Following this season, Michigan loses only one starter on the offensive side (left guard Stephen Schilling) and two on the defensive side (linebackers Obi Ezeh and Jonas Mouton).

When senior cornerback Troy Woolfolk went down with a season-ending ankle injury last week, it was both a blessing and a curse. Woolfolk won’t be able to help out a very thin secondary this season, but intends to come back for his senior season in 2011, so a position that will be a weakness this season will be a strength next year.

In addition to 18 starters returning (19 if you count getting Woolfolk back), quarterbacks Tate Forcier and Denard Robinson will be in their third season running the offense. By then, their comfort level will be enough to ensure an offense sure to be as vaunted as those Rodriguez featured at West Virginia.

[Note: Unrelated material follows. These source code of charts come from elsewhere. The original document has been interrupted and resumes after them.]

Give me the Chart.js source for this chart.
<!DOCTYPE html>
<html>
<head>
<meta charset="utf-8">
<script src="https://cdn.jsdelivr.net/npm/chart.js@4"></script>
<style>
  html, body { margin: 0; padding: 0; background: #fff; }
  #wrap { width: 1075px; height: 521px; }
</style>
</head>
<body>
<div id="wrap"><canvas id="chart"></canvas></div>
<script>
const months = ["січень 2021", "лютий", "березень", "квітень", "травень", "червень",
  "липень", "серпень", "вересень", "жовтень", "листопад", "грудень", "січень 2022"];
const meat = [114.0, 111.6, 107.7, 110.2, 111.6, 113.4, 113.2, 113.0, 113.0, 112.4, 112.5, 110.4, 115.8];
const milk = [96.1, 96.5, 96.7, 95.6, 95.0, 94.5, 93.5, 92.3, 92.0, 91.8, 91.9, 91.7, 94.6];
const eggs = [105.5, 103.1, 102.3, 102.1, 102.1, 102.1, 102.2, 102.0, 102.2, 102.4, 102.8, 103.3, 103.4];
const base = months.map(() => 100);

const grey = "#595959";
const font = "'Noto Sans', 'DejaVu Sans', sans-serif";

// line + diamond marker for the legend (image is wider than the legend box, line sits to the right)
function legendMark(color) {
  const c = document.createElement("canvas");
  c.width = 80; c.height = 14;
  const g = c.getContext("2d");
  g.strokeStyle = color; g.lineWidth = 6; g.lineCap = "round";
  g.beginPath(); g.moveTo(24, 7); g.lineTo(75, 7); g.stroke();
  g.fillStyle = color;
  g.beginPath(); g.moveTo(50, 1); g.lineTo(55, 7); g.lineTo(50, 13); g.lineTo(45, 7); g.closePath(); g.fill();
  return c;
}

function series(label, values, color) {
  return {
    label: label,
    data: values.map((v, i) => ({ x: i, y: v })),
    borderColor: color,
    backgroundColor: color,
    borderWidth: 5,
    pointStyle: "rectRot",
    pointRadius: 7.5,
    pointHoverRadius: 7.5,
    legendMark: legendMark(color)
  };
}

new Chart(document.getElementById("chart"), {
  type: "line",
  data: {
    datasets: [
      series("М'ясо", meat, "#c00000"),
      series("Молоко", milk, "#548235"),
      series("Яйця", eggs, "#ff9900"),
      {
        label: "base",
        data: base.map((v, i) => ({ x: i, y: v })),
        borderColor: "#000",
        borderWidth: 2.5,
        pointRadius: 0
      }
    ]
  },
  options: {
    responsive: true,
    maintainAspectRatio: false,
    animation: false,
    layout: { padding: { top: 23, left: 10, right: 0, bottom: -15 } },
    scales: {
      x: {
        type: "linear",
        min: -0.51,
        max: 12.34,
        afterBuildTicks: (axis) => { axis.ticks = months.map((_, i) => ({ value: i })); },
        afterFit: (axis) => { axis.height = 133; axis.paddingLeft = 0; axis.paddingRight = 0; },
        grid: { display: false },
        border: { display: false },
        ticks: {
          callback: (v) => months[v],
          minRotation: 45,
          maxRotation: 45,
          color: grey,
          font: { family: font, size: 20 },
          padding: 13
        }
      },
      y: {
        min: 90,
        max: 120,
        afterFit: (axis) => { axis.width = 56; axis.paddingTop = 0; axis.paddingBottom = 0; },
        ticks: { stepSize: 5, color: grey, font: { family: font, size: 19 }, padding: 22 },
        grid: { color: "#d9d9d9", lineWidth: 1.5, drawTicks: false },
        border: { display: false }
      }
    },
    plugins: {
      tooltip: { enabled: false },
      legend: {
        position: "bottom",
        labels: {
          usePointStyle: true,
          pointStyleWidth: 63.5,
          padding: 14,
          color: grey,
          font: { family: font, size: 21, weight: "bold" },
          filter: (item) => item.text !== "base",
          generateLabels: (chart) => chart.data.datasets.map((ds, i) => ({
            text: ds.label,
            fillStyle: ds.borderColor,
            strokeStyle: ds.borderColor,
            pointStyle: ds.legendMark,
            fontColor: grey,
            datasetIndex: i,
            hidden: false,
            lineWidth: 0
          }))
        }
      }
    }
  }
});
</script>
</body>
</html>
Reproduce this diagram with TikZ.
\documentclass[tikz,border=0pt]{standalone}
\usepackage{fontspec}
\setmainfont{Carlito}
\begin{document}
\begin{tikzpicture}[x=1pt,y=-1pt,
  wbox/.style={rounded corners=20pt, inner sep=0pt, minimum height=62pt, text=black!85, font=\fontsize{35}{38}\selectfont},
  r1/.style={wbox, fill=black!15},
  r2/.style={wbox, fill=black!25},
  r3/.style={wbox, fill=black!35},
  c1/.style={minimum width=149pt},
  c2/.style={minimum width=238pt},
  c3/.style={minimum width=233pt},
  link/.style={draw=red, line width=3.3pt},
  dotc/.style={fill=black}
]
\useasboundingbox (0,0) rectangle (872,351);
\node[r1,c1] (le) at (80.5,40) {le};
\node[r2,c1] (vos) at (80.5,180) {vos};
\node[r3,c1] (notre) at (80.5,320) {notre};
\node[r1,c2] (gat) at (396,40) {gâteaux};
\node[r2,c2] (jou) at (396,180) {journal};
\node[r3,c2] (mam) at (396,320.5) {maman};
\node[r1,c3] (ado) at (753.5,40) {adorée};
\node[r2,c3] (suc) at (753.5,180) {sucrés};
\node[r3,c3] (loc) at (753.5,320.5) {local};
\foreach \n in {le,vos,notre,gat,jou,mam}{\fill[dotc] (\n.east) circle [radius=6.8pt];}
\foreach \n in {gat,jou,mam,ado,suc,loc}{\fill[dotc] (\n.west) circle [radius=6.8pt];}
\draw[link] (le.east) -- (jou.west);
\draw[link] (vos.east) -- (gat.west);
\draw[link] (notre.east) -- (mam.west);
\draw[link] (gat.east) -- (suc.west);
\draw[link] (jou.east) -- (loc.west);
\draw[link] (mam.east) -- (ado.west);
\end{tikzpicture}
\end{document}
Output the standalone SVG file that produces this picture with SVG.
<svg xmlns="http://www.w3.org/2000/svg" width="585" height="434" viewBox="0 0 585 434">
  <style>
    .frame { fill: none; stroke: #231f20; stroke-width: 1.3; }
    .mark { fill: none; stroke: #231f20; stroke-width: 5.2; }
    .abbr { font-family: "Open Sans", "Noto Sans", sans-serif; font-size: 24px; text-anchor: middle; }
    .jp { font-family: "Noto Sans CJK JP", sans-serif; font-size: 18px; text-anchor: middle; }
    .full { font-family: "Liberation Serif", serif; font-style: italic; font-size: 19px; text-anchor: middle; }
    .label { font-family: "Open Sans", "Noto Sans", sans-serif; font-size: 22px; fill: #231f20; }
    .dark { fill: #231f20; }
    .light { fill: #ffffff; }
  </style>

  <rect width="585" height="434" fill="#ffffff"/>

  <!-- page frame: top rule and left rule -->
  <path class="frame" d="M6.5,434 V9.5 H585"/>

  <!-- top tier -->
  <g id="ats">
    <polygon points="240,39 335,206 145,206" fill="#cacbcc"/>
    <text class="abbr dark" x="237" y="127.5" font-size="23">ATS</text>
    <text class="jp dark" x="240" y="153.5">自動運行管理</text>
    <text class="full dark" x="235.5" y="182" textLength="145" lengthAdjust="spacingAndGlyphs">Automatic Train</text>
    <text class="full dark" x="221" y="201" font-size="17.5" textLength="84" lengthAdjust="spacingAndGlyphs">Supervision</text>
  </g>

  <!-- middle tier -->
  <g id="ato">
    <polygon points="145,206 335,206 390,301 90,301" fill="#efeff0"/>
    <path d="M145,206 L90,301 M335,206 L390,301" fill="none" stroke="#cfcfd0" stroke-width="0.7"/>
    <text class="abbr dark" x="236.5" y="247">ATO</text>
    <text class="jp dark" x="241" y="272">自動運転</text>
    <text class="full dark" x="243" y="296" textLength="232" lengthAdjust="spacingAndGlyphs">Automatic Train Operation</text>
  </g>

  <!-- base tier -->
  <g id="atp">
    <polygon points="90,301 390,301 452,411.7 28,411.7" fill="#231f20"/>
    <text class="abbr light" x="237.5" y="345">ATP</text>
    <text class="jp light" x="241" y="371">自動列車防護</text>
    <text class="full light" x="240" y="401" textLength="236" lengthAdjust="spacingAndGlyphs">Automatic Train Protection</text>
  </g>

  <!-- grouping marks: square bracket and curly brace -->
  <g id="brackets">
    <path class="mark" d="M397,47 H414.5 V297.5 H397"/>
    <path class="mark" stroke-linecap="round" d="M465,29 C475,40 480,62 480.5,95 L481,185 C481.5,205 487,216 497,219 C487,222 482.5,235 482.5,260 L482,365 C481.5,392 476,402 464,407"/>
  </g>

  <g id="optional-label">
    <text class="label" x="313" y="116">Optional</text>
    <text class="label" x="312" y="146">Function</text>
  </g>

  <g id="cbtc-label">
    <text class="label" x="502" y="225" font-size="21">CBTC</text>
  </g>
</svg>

The schedule also sets up nicely with Notre Dame, Wisconsin, and Ohio State at home, Penn State off the schedule, and Western Michigan, Eastern Michigan, and San Diego State as the other non-conference opponents (although the conference schedule may change due to the realignment and addition of Nebraska).  

In other words, Michigan Athletic Director Dave Brandon would be ill-advised to fire Rodriguez after this season unless things really blow up. I don’t support firing him this season anyway, since 2011 will really be the determining season.

Consider 2010 the primer for a run at the inaugural Big Ten Championship next season. Don’t write off Rodriguez and the Wolverines just yet, because it’s not quite as bad as it seems.


*Many have also piled on Rodriguez for the players that have left the program for various reasons, such as Boren and wide receiver Toney Clemons who transfered, Justin Feagen and Boubacar Cissoko who were kicked off the team, and others who failed to qualify. Yet they forget that Carr had the same troubles.

In 2007 alone, Carr dismissed tight end Carson Butler, defensive end Eugene Germany, and cornerback Chris Richards from the team for violating team rules, backup quarterback Jason Forcier (Tate’s older brother) transfered to Stanford, and linebacker Cobrani Mixon transfered to Kent State (all of which subsequently hurt the depth of Rodriguez’s teams).